Some Effects of Ammonia on Plant Metabolism and a Possible Mechanism for Ammonia Toxicity

Abstract

The mechanism of ammonia toxicity to plants was investigated. O2 uptake in a Warburg respirometer was used as an indication of the effect of gaseous ammonia and ammonium salts on respiration of excised barley roots, garden beet root disks, as well as leaf disks of spinach and sugar beets, and garden beet root mitochondria. Gaseous NH3 and undissociated ammonia in equal concentrations were found to inhibit respiration to the same degree in the tissue studied. The pH level was important in ammonia toxicity to the extent that it controlled the undissociated ammonia concentration.

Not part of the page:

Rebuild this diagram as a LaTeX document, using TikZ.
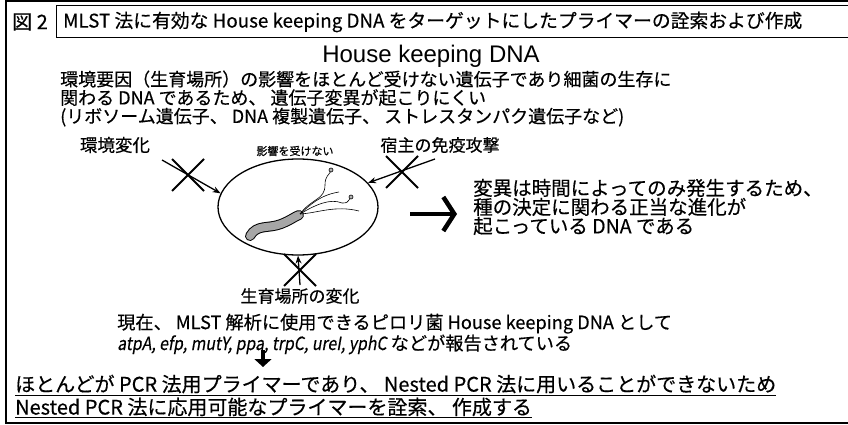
\documentclass[tikz,border=0pt]{standalone}
\usepackage{graphicx}
\usepackage{fontspec}
\setmainfont{Noto Sans CJK JP}[FakeBold=0.4, ItalicFont={Noto Sans CJK JP}, ItalicFeatures={FakeSlant=0.2, FakeBold=0.4}]
\newfontfamily\headfont{Liberation Sans}
\usetikzlibrary{arrows.meta, shapes.geometric, shapes.misc}

\begin{document}
\begin{tikzpicture}[x=1pt, y=-1pt,
        txt/.style={inner sep=0pt, anchor=west, align=left, font=\fontsize{18}{18.5}\selectfont},
        small/.style={inner sep=0pt, font=\fontsize{11}{12}\selectfont},
        blocked/.style={draw, cross out, line width=2pt, minimum size=30pt, inner sep=0pt},
        hit/.style={line width=1.3pt, -{Stealth[length=8pt, width=6pt]}}]
        \useasboundingbox (0,0) rectangle (848,425);
        % Frames
        \draw [line width=1.4pt] (6,1) rectangle (852,423);
        \draw [line width=1pt] (56,6) rectangle (852,38);
        % Heading
        \node [inner sep=0pt, font=\fontsize{20}{20}\selectfont] (fig) at (30,22) {図 2};
        \node [txt, font=\fontsize{18.8}{19}\selectfont] (title) at (63,22) {MLST 法に有効な House keeping DNA をターゲットにしたプライマーの詮索および作成};
        \node [txt, anchor=center, font=\headfont\fontsize{24}{24}\selectfont] (hk) at (431,56) {House keeping DNA};
        \node [txt] (about) at (60,98.5) {環境要因（生育場所）の影響をほとんど受けない遺伝子であり細菌の生存に\\
            関わる DNA であるため、 遺伝子変異が起こりにくい\\
            (リボソーム遺伝子、 DNA 複製遺伝子、 ストレスタンパク遺伝子など)};
        % Cell
        \node [draw, ellipse, line width=1.3pt, minimum width=160pt, minimum height=96pt] (cell) at (298,207) {};
        \node [small] (noeffect) at (295,151) {影響を受けない};
        \draw [line width=10pt, line cap=round] (250,236) .. controls (257,224) and (268,229) .. (281,224)
            .. controls (291,220) and (294,217) .. (299,215);
        \draw [line width=8pt, line cap=round, gray!70] (250,236) .. controls (257,224) and (268,229) .. (281,224)
            .. controls (291,220) and (294,217) .. (299,215);
        \draw [line width=0.6pt] (300,214) .. controls (312,198) and (325,200) .. (325,185)
            .. controls (325,176) and (329,175) .. (331,171);
        \draw [line width=0.6pt] (300,214) .. controls (315,205) and (330,198) .. (342,203)
            .. controls (347,203) .. (351,197);
        \draw [line width=0.6pt] (300,214) .. controls (318,213) and (335,205) .. (359,211);
        \draw [line width=0.6pt] (300,214) .. controls (310,205) and (320,195) .. (339,192);
        \draw [line width=0.6pt, fill=gray!60] (331,170) circle (2pt) (351,197) circle (2pt);
        % Outside influences
        \node [txt, anchor=center, font=\fontsize{17.5}{18}\selectfont] (env) at (115,145) {環境変化};
        \node [txt, anchor=center, font=\fontsize{17}{18}\selectfont] (host) at (440,145) {宿主の免疫攻撃};
        \node [txt, anchor=center, font=\fontsize{17}{18}\selectfont] (habitat) at (300,296) {生育場所の変化};
        \coordinate (envtail) at (162,160);
        \coordinate (hosttail) at (435,159);
        \coordinate (habtail) at (300,285);
        \draw [hit] (envtail) -- (cell.170);
        \draw [hit] (hosttail) -- (cell.19);
        \draw [hit] (habtail) -- (cell.south);
        \node [blocked] (xenv) at (188,175) {};
        \node [blocked] (xhost) at (402,172) {};
        \node [blocked] (xhab) at (300,270) {};
        % Conclusion
        \coordinate (bigtail) at (410,214);
        \coordinate (bighead) at (457,214);
        \draw [line width=4.5pt, -{Straight Barb[length=11pt, width=34pt, line width=4.5pt]}] (bigtail) -- (bighead);
        \node [txt, font=\fontsize{19.5}{19}\selectfont] (result) at (473,207) {変異は時間によってのみ発生するため、\\
            種の決定に関わる正当な進化が\\
            起こっている DNA である};
        % Reported genes
        \node [txt, font=\fontsize{18.2}{18.5}\selectfont] (report) at (117,334) {現在、 MLST 解析に使用できるピロリ菌 House keeping DNA として\\
            \scalebox{0.87}[1]{\itshape atpA, efp, mutY, ppa, trpC, ureI, yphC} などが報告されている};
        \coordinate (downtail) at (263,350);
        \coordinate (downhead) at (263,367);
        \draw [line width=4pt, -{Triangle[length=8pt, width=17pt]}] (downtail) -- (downhead);
        \node [txt, font=\fontsize{20}{21}\selectfont] (aim1) at (15,385) {\underline{ほとんどが PCR 法用プライマーであり、 Nested PCR 法に用いることができないため}};
        \node [txt, font=\fontsize{20}{21}\selectfont] (aim2) at (15,408) {\underline{Nested PCR 法に応用可能なプライマーを詮索、 作成する}};
    \end{tikzpicture}
\end{document}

Therefore the undissociated ammonia probably is the effective form of ammonia causing inhibition of respiration in plants. Added substrates were ineffective in overcoming the respiratory inhibition of infiltrated intact tissue or mitochondrial preparations. Substrates studied include glucose, pyruvate, citrate, alpha-ketoglutarate, succinate and malate. Of these only succinate appeared resistant to ammonia. The partial resistance of succinate oxidation to ammonia treatment indicated a possible association with the electron transport system, since succinate does not require diphosphopyridine nucleotide (DPN) as a cofactor. Studies with DPN reduction and oxidation in a recording spectrophotometer at 340 mu showed that the oxidation of reduced diphosphopyridine nucleotide (DPNH) was inhibited by ammonia treatment. The companion reaction, DPN reduction, was speeded up following ammonia treatment, probably due to the competition of the 2 simultaneous reactions. It is suggested that the site of ammonia toxicity to plants is located in the electron transport system, specifically on the DPNH [forward arrow] DPN reaction.